-- start of Records for the exercise --

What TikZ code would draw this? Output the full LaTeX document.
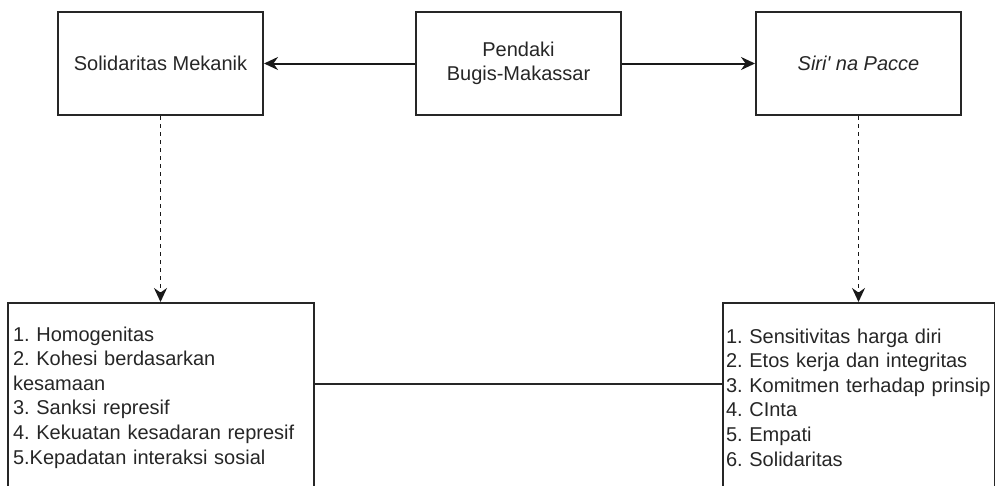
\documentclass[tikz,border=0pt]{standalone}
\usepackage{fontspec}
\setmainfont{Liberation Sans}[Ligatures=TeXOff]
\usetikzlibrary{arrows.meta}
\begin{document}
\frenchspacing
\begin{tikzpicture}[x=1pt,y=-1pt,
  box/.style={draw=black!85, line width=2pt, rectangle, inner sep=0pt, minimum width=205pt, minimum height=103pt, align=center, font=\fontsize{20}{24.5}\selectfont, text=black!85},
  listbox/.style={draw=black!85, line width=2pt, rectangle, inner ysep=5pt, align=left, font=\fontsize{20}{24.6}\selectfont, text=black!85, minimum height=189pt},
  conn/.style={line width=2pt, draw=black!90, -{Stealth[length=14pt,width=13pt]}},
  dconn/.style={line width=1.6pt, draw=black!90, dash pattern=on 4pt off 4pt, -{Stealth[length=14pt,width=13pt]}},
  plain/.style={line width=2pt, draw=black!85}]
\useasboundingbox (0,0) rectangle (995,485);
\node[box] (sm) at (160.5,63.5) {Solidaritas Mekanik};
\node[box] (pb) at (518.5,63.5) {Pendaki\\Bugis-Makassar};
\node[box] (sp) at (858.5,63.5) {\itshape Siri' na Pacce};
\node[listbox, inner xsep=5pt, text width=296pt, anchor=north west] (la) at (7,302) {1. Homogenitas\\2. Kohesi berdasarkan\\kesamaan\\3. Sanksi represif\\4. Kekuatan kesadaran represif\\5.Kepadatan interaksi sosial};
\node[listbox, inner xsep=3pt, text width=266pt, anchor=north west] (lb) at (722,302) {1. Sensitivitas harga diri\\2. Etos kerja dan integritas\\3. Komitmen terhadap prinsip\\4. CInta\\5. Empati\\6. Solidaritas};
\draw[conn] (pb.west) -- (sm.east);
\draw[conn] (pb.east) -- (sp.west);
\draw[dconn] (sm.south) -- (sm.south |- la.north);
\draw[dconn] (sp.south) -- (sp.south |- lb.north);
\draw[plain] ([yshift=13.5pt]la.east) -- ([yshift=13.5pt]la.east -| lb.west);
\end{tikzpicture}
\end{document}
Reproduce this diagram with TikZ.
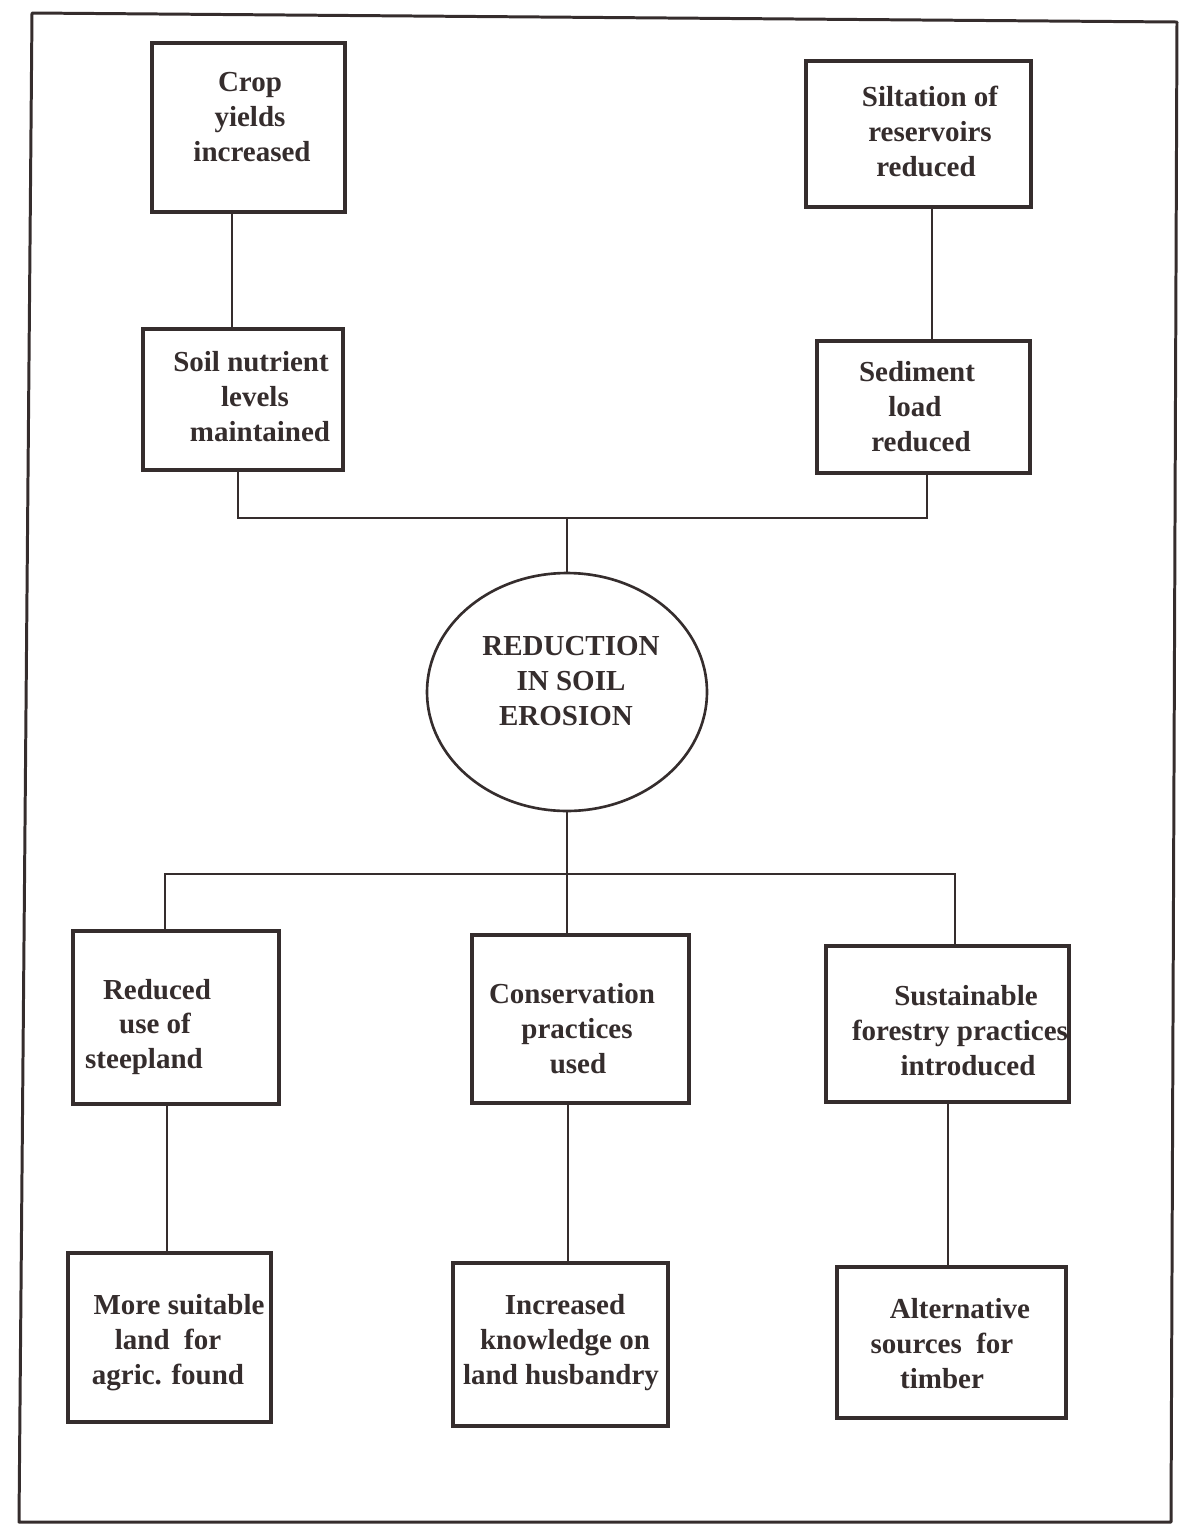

-- end of Records for the exercise --

Gather each line of the listing that holds the string "draw".

What TikZ code would draw this? Output the full LaTeX document.
  box/.style={draw=black!85, line width=2pt, rectangle, inner sep=0pt, minimum width=205pt, minimum height=103pt, align=center, font=\fontsize{20}{24.5}\selectfont, text=black!85},
  listbox/.style={draw=black!85, line width=2pt, rectangle, inner ysep=5pt, align=left, font=\fontsize{20}{24.6}\selectfont, text=black!85, minimum height=189pt},
  conn/.style={line width=2pt, draw=black!90, -{Stealth[length=14pt,width=13pt]}},
  dconn/.style={line width=1.6pt, draw=black!90, dash pattern=on 4pt off 4pt, -{Stealth[length=14pt,width=13pt]}},
  plain/.style={line width=2pt, draw=black!85}]
\draw[conn] (pb.west) -- (sm.east);
\draw[conn] (pb.east) -- (sp.west);
\draw[dconn] (sm.south) -- (sm.south |- la.north);
\draw[dconn] (sp.south) -- (sp.south |- lb.north);
\draw[plain] ([yshift=13.5pt]la.east) -- ([yshift=13.5pt]la.east -| lb.west);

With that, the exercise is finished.